In my last post, I used a tiny snip from Hardt and Negri’s Empire to try to get a handle on what sort of work teaching English as a foreign language in Afghanistan might be doing. I’ve lately gone back to a 2001 Rethinking Marxism article (“Empire, Immaterial Labor, the New Combinations, and the Global Worker“) where Nick Dyer-Witheford uses the scholarship of Deleuze and Guattari to offer the criticism of Hardt and Negry that their vacillation (centered, interestingly, around digital technologies of communication) over the struggles associated with global capitalism is a bit slick, following Deleuze and Guattari’s representation
of planetary capitalism creating a space that is both smooth (presenting an unimpeded global field of accumulation) and striated (in the sense of being savagely segmented by differences on which capital can play)… Repeating what is both a weakness endemic to Marxism, and perhaps a particular vulnerability in Negri’s work, Empire emphasizes the smoothness — the homogenizing effects of global capital — at the expense of the striating divisions. By declaring the centrality of immaterial labor, it proposes a consistent underlying class composition running throughout the multitude. Because this class composition is posited as already existing, the successes — or failures — of communication linkages between insurgencies, which might be thought of as playing a critical role in constructing alliances, is devalued. With the very real disjunctions and frictions between different strata of labor occluded, Empire can celebrate the spontaneous solidarity of the multitude without descending to the awkward business of sorting out just how much commonality there really is between participants in, say, the Tiananmen Square revolt, the Intifada, and the French general strike or the Seattle Showdown, or how they might actually be tied together.
It’s an accurate critique, I think, and takes on Hardt and Negri in useful ways. (I enjoyed Empire and found it a provocative and productive spur to my thinking; Multitude, somewhat less so, in the way that it was mostly a muddled rehash of the previous book without anything terribly new; and reviews of Commonwealth were so mixed that I never got around to it. I suppose I should.) The bit about the stratifying combination of smoothness and striation as it operates in global capitalism (though, as usual, I find that representation of all-powerful agentless capitalism less than useful) hit home for me, though, in that I’ve been trying to figure out how textbook ordering will work for the Afghans when the U.S. presence withdraws, especially in the area of ESL/EFL/Basic Writing instruction. I’ve asked for some examination copies of ESL/EFL/Basic Writing textbooks that looked like they’d be particularly useful for the Afghan instructors and students in the writing curriculum I’m helping the instructors develop, from a well-known and well-regarded publisher that I know (and many of us know) from experience is highly familiar with the shape of our field. Interestingly enough, I discovered that there were export restrictions on the textbooks, for intellectual property reasons.
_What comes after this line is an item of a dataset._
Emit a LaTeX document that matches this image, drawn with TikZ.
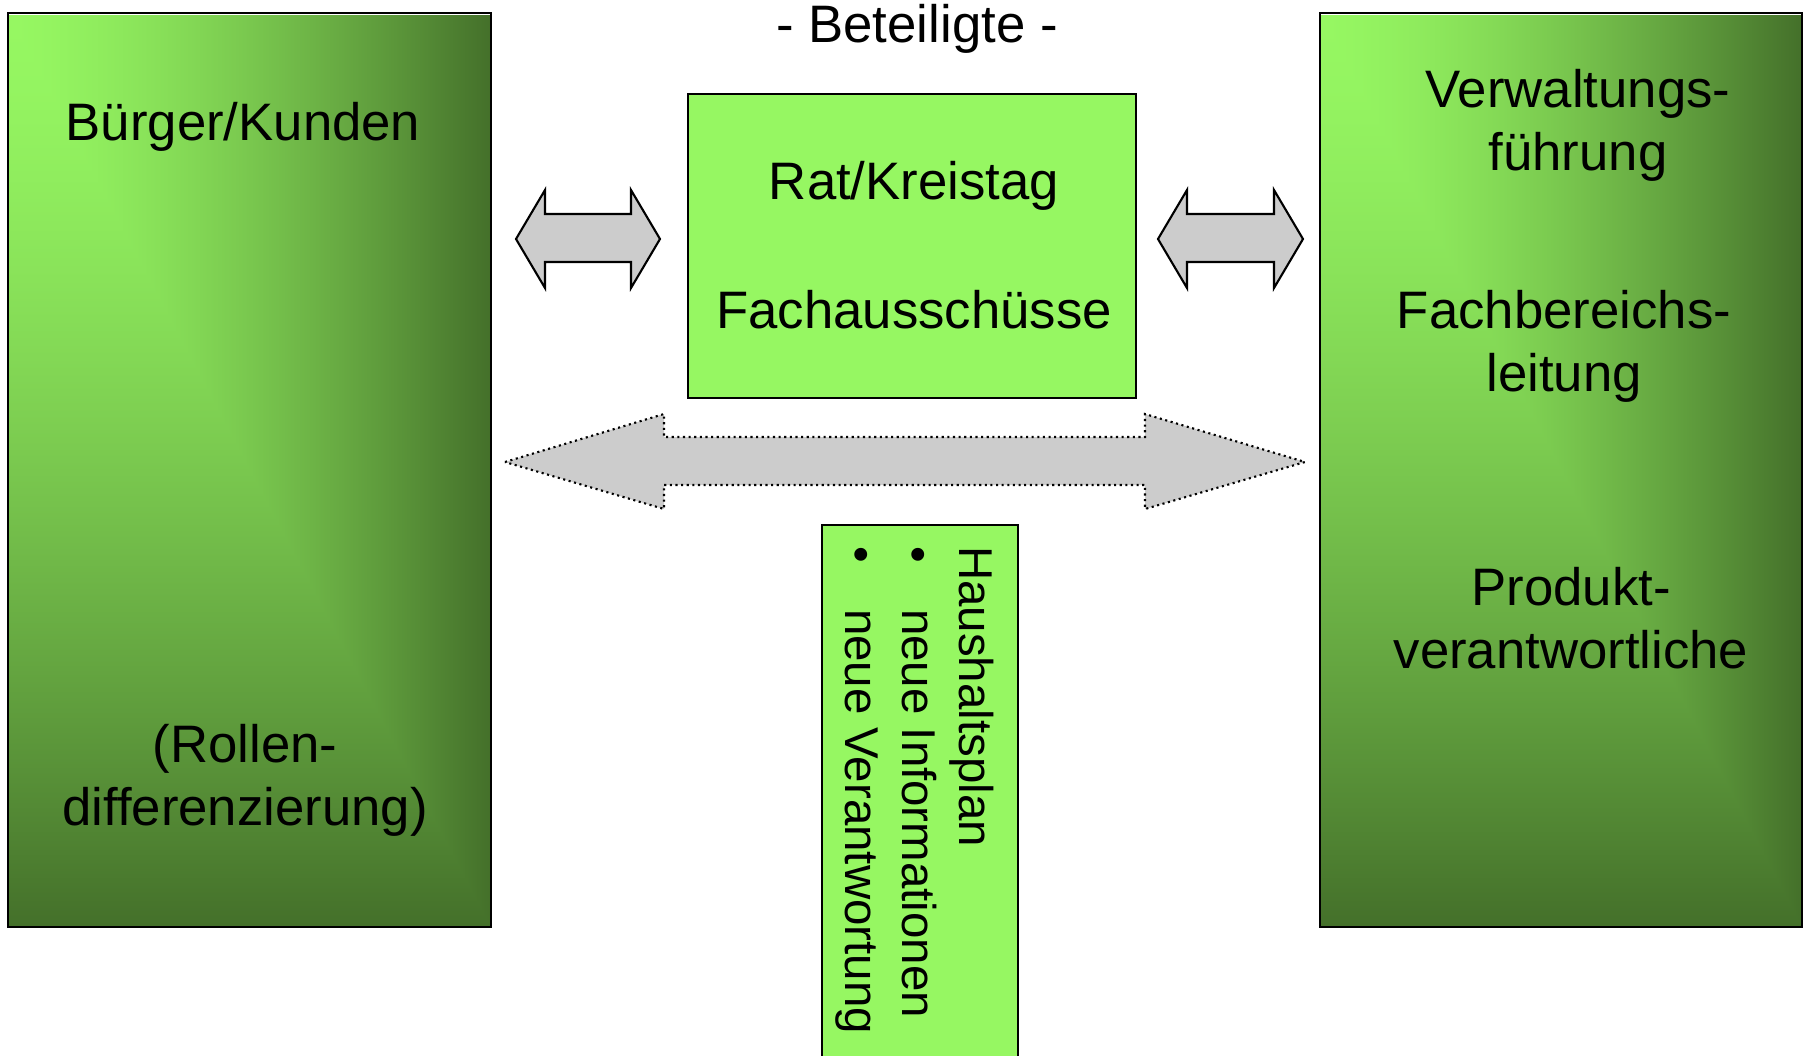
\documentclass[tikz,border=0pt]{standalone}
\usepackage{fontspec}
\setmainfont{Liberation Sans}
\usetikzlibrary{positioning}

\definecolor{hellgruen}{RGB}{150,247,98}
\definecolor{pfeilgrau}{RGB}{204,204,204}

% bright in the upper left corner, dark towards right and bottom
% (size of the two big columns: 4.81cm x 9.12cm)
\pgfdeclarefunctionalshading{eckverlauf}{\pgfpoint{0bp}{0bp}}{\pgfpoint{136.35bp}{258.52bp}}{}{
  258.52 exch sub 258.52 div
  exch 136.35 div
  2 copy lt {exch} if pop
  dup 0 lt {pop 0} if
  dup 1 gt {pop 1} if
  dup sqrt mul
  dup dup
  -0.321 mul 0.588 add 3 1 roll
  -0.530 mul 0.969 add exch
  -0.219 mul 0.384 add
}

\begin{document}
\begin{tikzpicture}[
    font=\fontsize{15}{18}\selectfont,
    spalte/.style={inner sep=0pt},
    rahmen/.style={draw=black, line width=0.6pt},
    kasten/.style={draw=black, line width=0.6pt, fill=hellgruen},
    klein/.style={draw=black, line width=0.6pt, fill=pfeilgrau},
    gross/.style={draw=black, line width=0.6pt, densely dotted, fill=pfeilgrau},
  ]
  \useasboundingbox (0,0) rectangle (18.03,-10.56);

  \node[spalte](kunden) at (2.495,-4.70) {\pgfuseshading{eckverlauf}};
  \node[spalte](verwaltung) at (15.61,-4.70) {\pgfuseshading{eckverlauf}};
  \draw[rahmen] (kunden.south west) rectangle (kunden.north east);
  \draw[rahmen] (verwaltung.south west) rectangle (verwaltung.north east);
  \node[kasten, minimum width=4.48cm, minimum height=3.04cm](rat) at (9.12,-2.46) {};
  \draw[kasten] (8.22,-5.25) rectangle (10.18,-10.90);

  \node(titel) at (9.17,-0.29) {- Beteiligte -};

  \node(buerger) at (2.43,-1.27) {Bürger/Kunden};
  \node[align=center](rollen) at (2.45,-7.80) {(Rollen-\\differenzierung)};

  \node(kreistag) at (9.14,-1.86) {Rat/Kreistag};
  \node(ausschuss) at (9.14,-3.10) {Fachausschüsse};

  \node[align=center](fuehrung) at (15.78,-1.25) {Verwaltungs-\\führung};
  \node[align=center](leitung) at (15.64,-3.46) {Fachbereichs-\\leitung};
  \node[align=center](produkt) at (15.71,-6.18) {Produkt-\\verantwortliche};

  \node[rotate=-90, align=left, inner sep=0pt, font=\fontsize{13.5}{16.2}\selectfont](haushalt) at (9.15,-7.90)
    {Haushaltsplan\\\makebox[0.63cm][l]{\textbullet}neue Informationen\\\makebox[0.63cm][l]{\textbullet}neue Verantwortung};

  % block arrows
  \draw[klein] (5.16,-2.39) -- (5.45,-1.90) -- (5.45,-2.14) -- (6.31,-2.14) -- (6.31,-1.90)
    -- (6.60,-2.39) -- (6.31,-2.88) -- (6.31,-2.62) -- (5.45,-2.62) -- (5.45,-2.88) -- cycle;
  \draw[klein] (11.58,-2.39) -- (11.87,-1.90) -- (11.87,-2.14) -- (12.74,-2.14) -- (12.74,-1.90)
    -- (13.03,-2.39) -- (12.74,-2.88) -- (12.74,-2.62) -- (11.87,-2.62) -- (11.87,-2.88) -- cycle;
  \draw[gross] (5.05,-4.62) -- (6.64,-4.14) -- (6.64,-4.37) -- (11.45,-4.37) -- (11.45,-4.14)
    -- (13.05,-4.62) -- (11.45,-5.09) -- (11.45,-4.85) -- (6.64,-4.85) -- (6.64,-5.09) -- cycle;
\end{tikzpicture}
\end{document}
Because of the ongoing American presence for the next few years, we’re still going to be able to get the books, but the situation raises questions for me about the shape of our field: does the play of intellectual property concerns in the global textbook economy mean that even ESL/EFL instruction, as a subfield of the almost entirely American field of rhetoric and composition, is in its delivery effectively an English-Only discipline rather than what Lu or Canagarajah might call a World Englishes discipline? Does even a subfield that seems like it ought to export amazingly well find itself turned back inward at the U.S. border because of intellectual property concerns; because of IP restrictions on market transactions? And as a result of those concerns and restrictions, should we then consider a possibility that — rather than serving the ends of promoting World Englishes, as many of us might hope — ESL/EFL instruction is ultimately consigned to serving a naturalizing, homogenizing function?
I suspect that’s a large conclusion to draw from a small hiccup in textbook ordering.